The Winter Clothing Drive was organized by the Asbury Park Quality of Life Committee and members of the City’s staff.
“We had such an amazing response from members of the community,” said Councilwoman Yvonne Clayton who leads the ad hoc committee. “There were so many designer label clothing donated, many still had the tags on them.”
Also spearheaded by city employees Cassandra Dickerson and Leesha Floyd, there was behind the scenes collaboration from Genise Hughes of the Asbury Park School District, Director of Property Improvement and Neighborhood Preservation Rob McKeon, Councilwoman Eileen Chapman and Mayor John Moor, to name a few.
“It started with a conversation I was having one night with a friend,” Dickerson said. “I thought of doing a free flea market but then decided it would be best to narrow it down to a winter clothing drive. Because I am from here, I know the people and know what they don’t have, it is important for me to want to give back to those who don’t have. I see it, some people can’t afford to buy a new coat or gloves and we have all these items that we are not using in our closet.”
Asbury Park native Donald Jordan, 41, said he has been on the street for three years. Because there are limits on how often he can receive social service aid, Jordan rotates his time between searching for work in the library with trying to pick up odd jobs. He can most often have a nightly meal the Jersey Shore Mission and at the Trinity Episcopal Church’s soup kitchen on Saturdays, he said.
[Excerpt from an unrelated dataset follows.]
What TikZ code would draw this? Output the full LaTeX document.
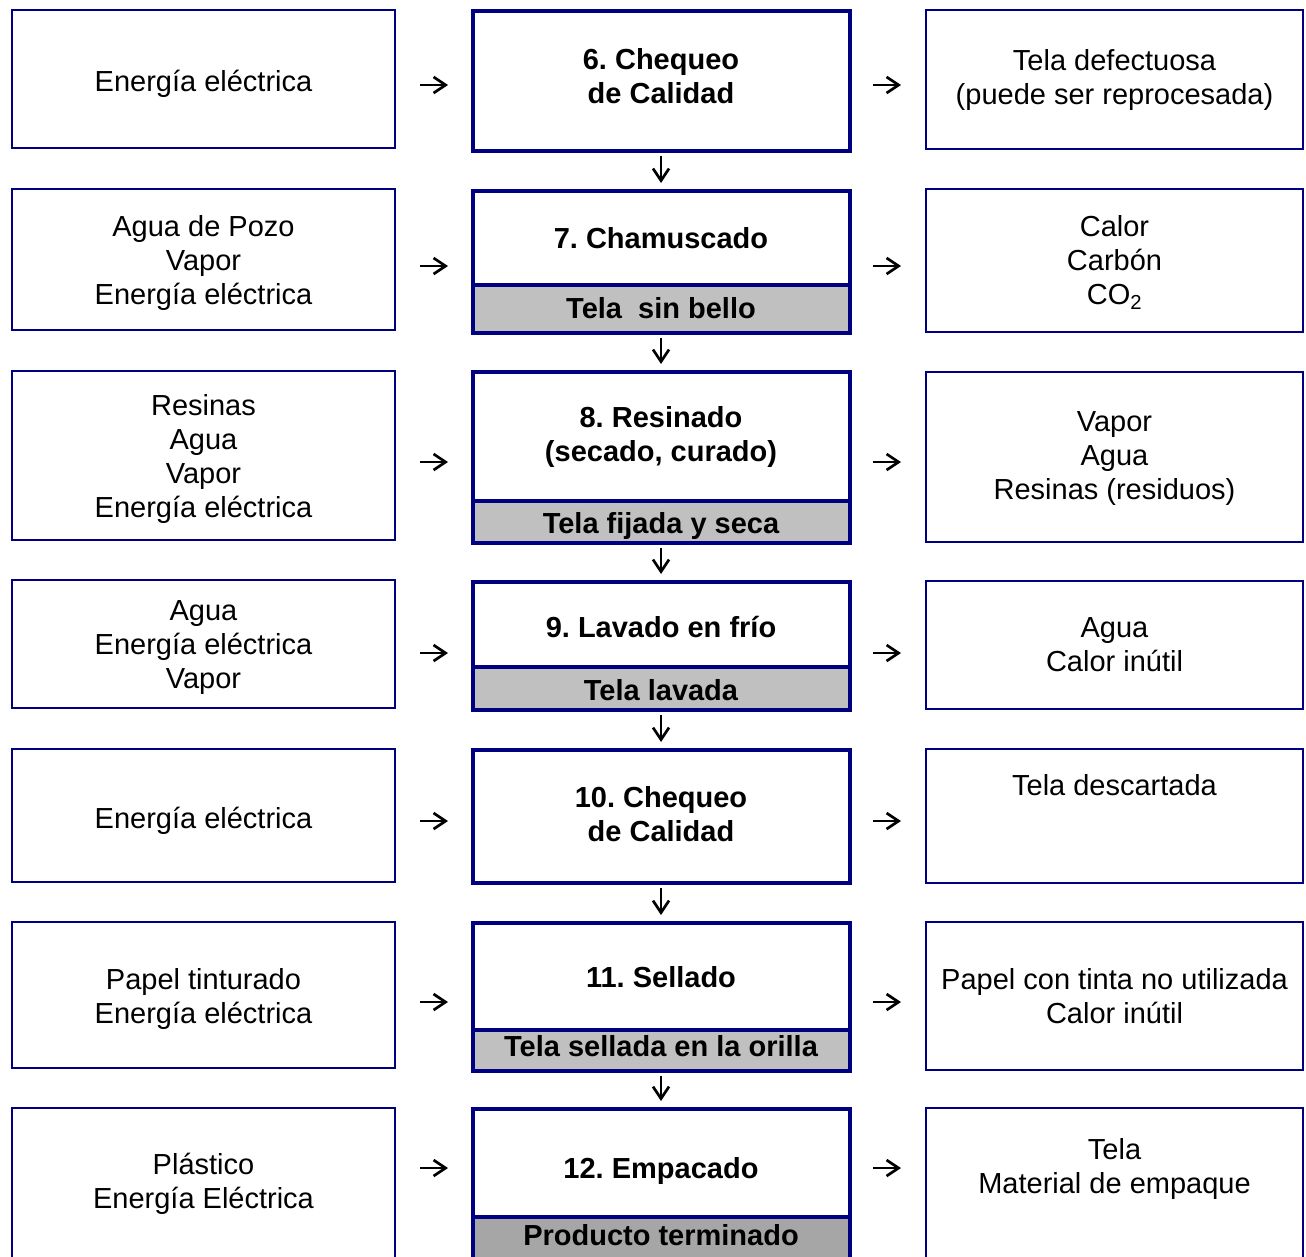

Jordan [below right], who said his family has moved out of the area, often sleeps on the beach or other areas where he can find shelter but during below freezing temperatures the City’s Municipal Complex is open as a place of shelter.
“I don’t have a disability so social service programs are limited,” he said. “I can do just about anything, I can do landscaping, drive a care and do handyman work.”
City Manager Michael Capabianco said Social Service Director Doug Schultz has been working closely with the County to help those who find themselves homeless in Asbury Park.
But a part of the problem is that the homeless population often chose sleeping in the City’s municipal lobby over going to family or to a provided County shelter program.
“What we found is that many people actually have places to go,” Capabianco said. “We want to stress that City Hall is a last resort. The census that we have been conducting every night shows that 9 out of 11 people have other places to go and they weren’t going to them.”
Another part of the problem is that the County was inadvertently dropping off those who find themselves homeless in Asbury Park because a list of service providers were based in Asbury Park, Capabianco said.
Law, who said she did not feel comfortable sleeping in the transportation lobby, expressed her gratitude for the WHN program, which offers a nightly meal with their respite program.